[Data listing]
■ ■ ■ ■ ■

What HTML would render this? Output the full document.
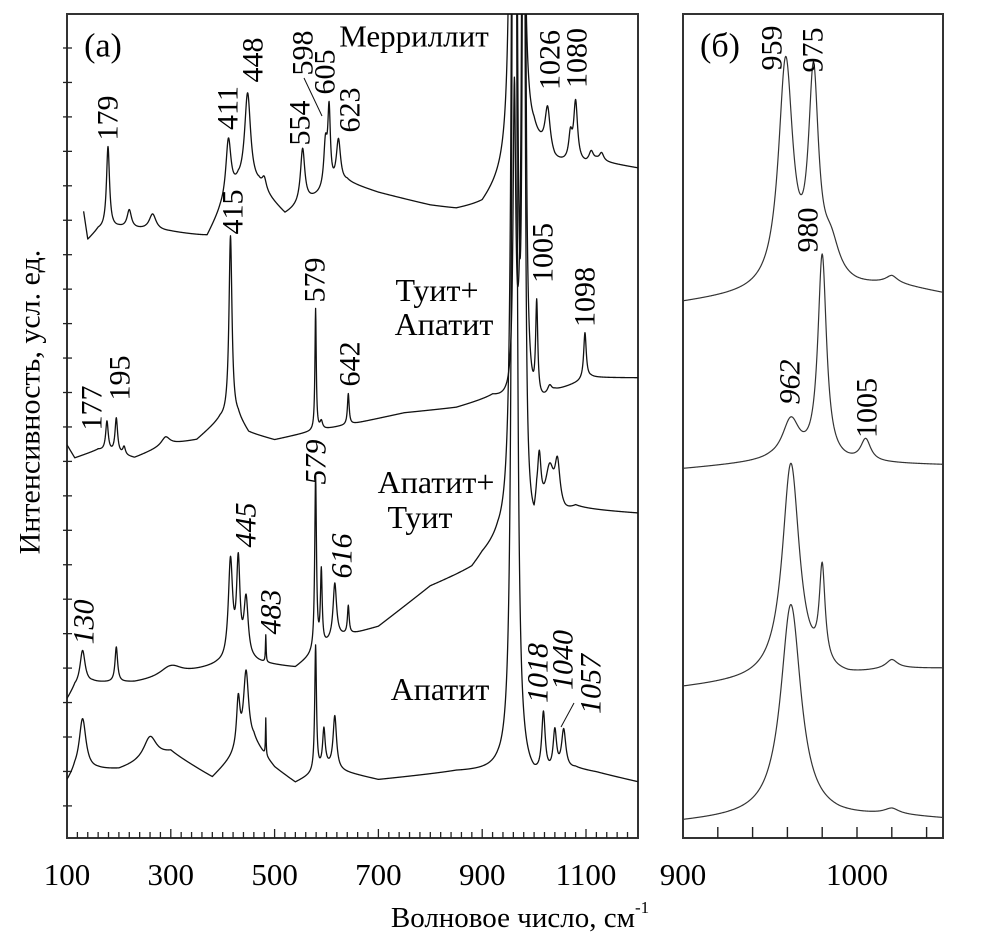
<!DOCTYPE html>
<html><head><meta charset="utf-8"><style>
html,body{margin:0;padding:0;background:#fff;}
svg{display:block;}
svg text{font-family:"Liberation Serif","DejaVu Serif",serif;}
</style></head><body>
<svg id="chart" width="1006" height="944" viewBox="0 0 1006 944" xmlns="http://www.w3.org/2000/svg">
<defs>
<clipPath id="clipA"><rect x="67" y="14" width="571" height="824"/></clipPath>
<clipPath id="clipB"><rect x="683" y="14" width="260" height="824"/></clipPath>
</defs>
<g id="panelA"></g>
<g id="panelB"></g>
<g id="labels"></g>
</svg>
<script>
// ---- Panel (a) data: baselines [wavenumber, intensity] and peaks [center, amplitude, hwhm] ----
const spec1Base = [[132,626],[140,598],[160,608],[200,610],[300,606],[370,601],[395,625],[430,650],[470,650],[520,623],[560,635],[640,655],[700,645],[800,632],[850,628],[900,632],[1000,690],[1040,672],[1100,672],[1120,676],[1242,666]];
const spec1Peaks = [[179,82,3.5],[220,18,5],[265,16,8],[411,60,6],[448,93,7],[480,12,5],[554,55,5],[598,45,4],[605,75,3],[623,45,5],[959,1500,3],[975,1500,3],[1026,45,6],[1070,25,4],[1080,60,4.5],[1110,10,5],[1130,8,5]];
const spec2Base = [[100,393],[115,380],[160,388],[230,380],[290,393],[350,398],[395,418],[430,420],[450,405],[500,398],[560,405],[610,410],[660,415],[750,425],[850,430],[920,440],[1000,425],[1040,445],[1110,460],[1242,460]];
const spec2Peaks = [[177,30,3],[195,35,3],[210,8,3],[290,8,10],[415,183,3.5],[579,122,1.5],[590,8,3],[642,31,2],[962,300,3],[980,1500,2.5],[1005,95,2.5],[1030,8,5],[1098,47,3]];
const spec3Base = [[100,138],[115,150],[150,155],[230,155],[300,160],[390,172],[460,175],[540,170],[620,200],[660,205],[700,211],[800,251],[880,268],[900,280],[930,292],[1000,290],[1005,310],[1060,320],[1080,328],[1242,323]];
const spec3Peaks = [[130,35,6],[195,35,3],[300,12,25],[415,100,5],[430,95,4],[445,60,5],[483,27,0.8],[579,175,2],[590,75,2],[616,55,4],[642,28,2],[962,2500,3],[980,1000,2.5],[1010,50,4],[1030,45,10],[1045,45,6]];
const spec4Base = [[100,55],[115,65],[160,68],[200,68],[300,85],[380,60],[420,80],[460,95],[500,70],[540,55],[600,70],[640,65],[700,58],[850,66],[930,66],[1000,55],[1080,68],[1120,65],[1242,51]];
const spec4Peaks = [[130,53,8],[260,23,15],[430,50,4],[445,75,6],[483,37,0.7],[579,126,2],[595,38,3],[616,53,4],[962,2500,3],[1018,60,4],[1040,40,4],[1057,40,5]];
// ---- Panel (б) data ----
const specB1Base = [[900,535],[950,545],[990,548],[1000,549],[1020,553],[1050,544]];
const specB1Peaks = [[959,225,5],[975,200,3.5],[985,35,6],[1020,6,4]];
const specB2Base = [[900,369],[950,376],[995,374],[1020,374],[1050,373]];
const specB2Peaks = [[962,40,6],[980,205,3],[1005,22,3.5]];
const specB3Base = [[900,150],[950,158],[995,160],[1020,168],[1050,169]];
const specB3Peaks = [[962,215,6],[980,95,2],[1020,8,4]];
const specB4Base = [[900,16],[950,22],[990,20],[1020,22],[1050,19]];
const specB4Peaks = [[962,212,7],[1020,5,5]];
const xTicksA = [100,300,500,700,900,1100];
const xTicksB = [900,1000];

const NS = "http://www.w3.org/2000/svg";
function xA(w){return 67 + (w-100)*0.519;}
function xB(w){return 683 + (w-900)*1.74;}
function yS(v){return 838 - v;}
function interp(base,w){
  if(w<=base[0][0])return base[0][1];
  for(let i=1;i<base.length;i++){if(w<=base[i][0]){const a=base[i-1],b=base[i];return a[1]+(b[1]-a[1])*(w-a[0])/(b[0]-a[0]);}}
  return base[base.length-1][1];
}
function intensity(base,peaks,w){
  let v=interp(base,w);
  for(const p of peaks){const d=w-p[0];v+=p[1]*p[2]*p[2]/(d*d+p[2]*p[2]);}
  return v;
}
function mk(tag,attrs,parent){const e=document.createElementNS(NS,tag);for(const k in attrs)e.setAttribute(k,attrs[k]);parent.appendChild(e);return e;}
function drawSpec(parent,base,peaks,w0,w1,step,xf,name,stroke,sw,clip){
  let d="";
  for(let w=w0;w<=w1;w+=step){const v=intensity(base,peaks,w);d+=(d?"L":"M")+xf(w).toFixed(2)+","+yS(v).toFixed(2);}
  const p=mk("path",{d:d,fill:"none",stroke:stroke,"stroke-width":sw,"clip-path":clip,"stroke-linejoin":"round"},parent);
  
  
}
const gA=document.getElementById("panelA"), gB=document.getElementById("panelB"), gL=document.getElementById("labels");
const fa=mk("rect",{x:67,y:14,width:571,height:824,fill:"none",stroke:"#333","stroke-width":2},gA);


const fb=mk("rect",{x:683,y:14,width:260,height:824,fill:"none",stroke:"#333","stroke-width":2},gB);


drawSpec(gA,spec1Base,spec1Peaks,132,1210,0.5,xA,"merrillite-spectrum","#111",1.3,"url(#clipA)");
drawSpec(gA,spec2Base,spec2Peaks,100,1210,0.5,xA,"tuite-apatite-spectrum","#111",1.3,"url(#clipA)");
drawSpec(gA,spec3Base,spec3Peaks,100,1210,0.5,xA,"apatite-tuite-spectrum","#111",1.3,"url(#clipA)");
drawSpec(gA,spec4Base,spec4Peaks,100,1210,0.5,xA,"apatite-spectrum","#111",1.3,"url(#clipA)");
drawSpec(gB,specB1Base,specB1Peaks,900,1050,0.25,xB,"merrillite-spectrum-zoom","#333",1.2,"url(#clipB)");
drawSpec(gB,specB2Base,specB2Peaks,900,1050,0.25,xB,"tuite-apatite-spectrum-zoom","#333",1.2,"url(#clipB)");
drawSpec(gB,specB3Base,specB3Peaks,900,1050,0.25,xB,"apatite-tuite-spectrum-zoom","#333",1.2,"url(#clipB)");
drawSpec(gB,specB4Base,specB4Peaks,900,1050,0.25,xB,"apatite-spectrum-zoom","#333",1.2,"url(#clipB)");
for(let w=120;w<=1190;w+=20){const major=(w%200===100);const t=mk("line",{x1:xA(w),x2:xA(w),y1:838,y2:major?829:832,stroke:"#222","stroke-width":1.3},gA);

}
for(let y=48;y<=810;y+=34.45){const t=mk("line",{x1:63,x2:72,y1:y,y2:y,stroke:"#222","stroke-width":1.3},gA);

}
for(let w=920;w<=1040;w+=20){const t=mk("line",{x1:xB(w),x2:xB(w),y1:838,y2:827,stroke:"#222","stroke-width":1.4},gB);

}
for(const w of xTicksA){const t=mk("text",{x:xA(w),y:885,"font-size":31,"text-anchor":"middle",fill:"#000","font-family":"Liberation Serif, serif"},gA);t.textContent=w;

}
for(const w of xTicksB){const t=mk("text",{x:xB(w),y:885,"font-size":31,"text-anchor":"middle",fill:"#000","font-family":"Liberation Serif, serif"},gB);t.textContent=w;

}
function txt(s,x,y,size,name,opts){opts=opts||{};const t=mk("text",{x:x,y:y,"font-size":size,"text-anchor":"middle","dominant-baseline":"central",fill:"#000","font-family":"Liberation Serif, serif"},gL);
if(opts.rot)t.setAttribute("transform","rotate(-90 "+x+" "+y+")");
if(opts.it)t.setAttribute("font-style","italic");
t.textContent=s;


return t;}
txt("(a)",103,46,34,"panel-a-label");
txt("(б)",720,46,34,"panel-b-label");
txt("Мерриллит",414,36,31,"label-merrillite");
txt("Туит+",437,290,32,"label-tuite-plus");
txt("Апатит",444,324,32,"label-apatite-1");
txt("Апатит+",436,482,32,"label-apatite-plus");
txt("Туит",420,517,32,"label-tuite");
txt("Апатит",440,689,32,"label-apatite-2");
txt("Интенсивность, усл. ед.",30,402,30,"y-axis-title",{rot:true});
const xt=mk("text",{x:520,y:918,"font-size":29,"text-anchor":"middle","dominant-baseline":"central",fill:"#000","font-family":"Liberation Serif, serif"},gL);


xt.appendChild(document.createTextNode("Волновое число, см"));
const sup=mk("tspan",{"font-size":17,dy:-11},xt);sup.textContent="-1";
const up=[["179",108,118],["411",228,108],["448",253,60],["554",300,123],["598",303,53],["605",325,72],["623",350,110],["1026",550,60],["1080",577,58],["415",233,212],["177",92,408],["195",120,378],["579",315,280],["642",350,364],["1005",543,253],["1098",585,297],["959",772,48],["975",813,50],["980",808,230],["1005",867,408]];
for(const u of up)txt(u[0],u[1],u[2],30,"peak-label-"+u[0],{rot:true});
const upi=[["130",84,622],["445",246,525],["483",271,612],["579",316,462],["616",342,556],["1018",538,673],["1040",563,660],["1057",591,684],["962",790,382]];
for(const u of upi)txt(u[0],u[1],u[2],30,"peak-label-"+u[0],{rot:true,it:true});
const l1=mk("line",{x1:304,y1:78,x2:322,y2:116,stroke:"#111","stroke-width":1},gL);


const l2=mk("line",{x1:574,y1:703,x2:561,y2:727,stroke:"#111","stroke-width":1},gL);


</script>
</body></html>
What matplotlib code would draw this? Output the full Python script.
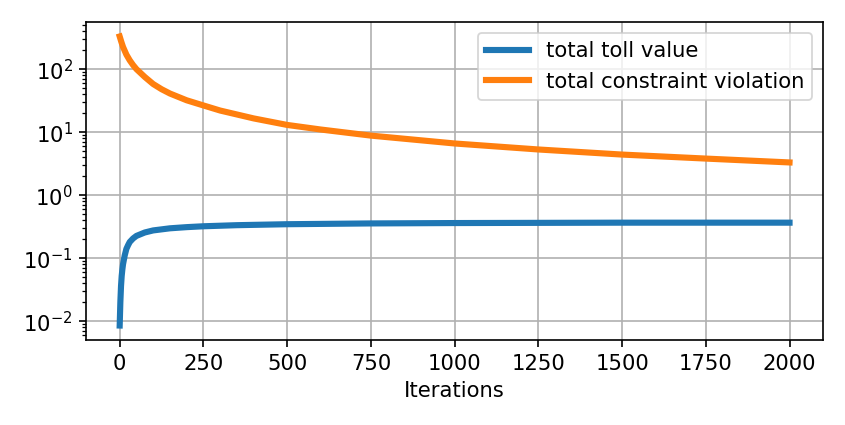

■ ■ ■ ■ ■

**Objective**
Scan the material above for the string "this" and report each line where you find it.

**Task solution**
What HTML would render this? Output the full document.
What matplotlib code would draw this? Output the full Python script.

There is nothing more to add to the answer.